A sweet feast goes sour

The Sweet Peas have come under attack from a colony of aphids; the garden gets another roasting; and some houseplants find their way outside.

I came home this afternoon after a day away in Northamptonshire, to find the garden seriously roasted once again and in desperate need of a drink (the Parsley Japanese ‘Cryptotaenia Japonica’ seems to be the first to wilt but is soon upright again) but also to find that my Sweet Pea ‘Cupani’ were absolutely covered in aphids.

Aphids swarming on Sweet Pea plants
The Aphids were having a great time on the Sweet Peas.

Every leaf, and in particular every bud, had a flock of marauding green bugs clinging to it.

So, out came the plant sprayer containing some tap water and a liberal helping of Fairy Liquid. This is an old trick, and one that i used a few weeks ago when aphids started appearing on the rose bush next to the Sweet Peas. The aphids soon vanished from the rose so fingers crossed that it will swiftly work here too.

It’s pretty simple to do: Just get one of those cheap water sprayers, fill it with cold tap water, add some washing-up liquid and spray this sticky oily mixture onto the aphids. Aphids breathe through their skin, but with a sticky oily coating all over them, it seals their skin up and they suffocate (nice).

One of the plants to suffer in the heat whilst I was out was the lovely blue Salvia ‘Nemerosa Ostfriesland’ – adored by bees. So I have decided to pot it up into a spare medium-sized container. Around the edge are some of the left-over but more upright of the Antirrhinum ‘Chuckles’ plants and inbetween those goes some Spider Plant ‘Chlorophytum Comosum’ plants – a native of South Africa but generally grown indoors in the UK as easy-to-keep houseplants. These won’t survive our winter, but they are so easy to grow and their foliage will be a great contrast to the blue Salvia (fingers crossed it recovers) and the mixture of the Antirrhinums.
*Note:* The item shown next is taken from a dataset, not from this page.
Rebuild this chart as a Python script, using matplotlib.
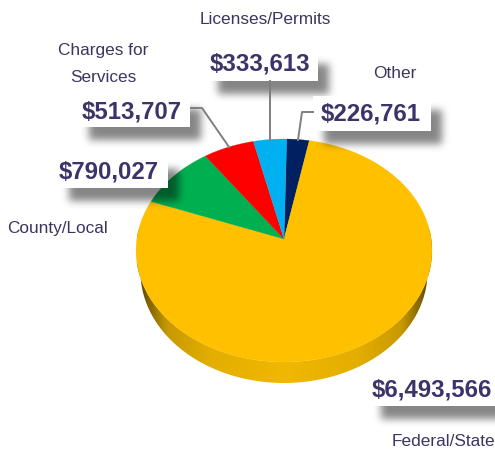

The Rocket ‘Skyrocket’ salad leaves have had their day now. So I have pulled out the tired plants that have been desperate to flower, and will re-sow the pot. Last time it took them 3 days to germinate.

April Showers (June Edition)

Rain arrives! So, it’s off to the garden centre where I pick up some strawberries and yet more herbs.

At last – the rain arrives. And it does it properly. Everywhere has been completely soaked by almost a day’s worth of rain.

Admitting defeat, I ventured off to my usual gym session but got stuck in my car for 10 minutes whilst thunder, lightning, hail and torrential rain turned the carpark into a reservoir.

About 90 minutes later it had stopped and the sun was out, so I took the chance to go Homebase, and Garden and Leisure in nearby Huntingdon to see if i could find some nice plants and some pots.

Having found the pots i needed to do some overdue houseplant re-potting, I found myself looking round the garden plants and noticed that the bees were all over the bright blue flowers of the Salvia ‘Nemerosa Ostfriesland’, so in the basket it went.

Salvia
Salvia ‘Nemerosa Ostfriesland’.

Over at Garden and Leisure I remembered that I had a ‘get a Strawberry plant for free’ voucher, so decided to pick up two Strawberry ‘Fragaria x ananassa Elsanta’ plants (very green and lush). Last year’s Strawberry ‘Judibell’ are all but dead – apart from a few runners where they shouldn’t be, and a couple of tiny signs of life. I picked up some more organic compost and then ended up with yet more herbs Parsley Japanese ‘Cryptotaenia japonica’ and Tarragon French ‘Artemisia dracunculus’ (the latter is good with chicken apparently).

Monty Don said a couple of weeks ago on BBC Gardeners’ World, that if you’ve had a Tarragon plant growing in your garden for more than a year, then it is undoubtedly the Russian Tarragon as it is hardier and is characterised by a bitter taste. However, whilst Russian Tarragon was in stock, the French Tarragon also says that it is frost hardy, so it’ll be interesting to see how this one does when I plant it out.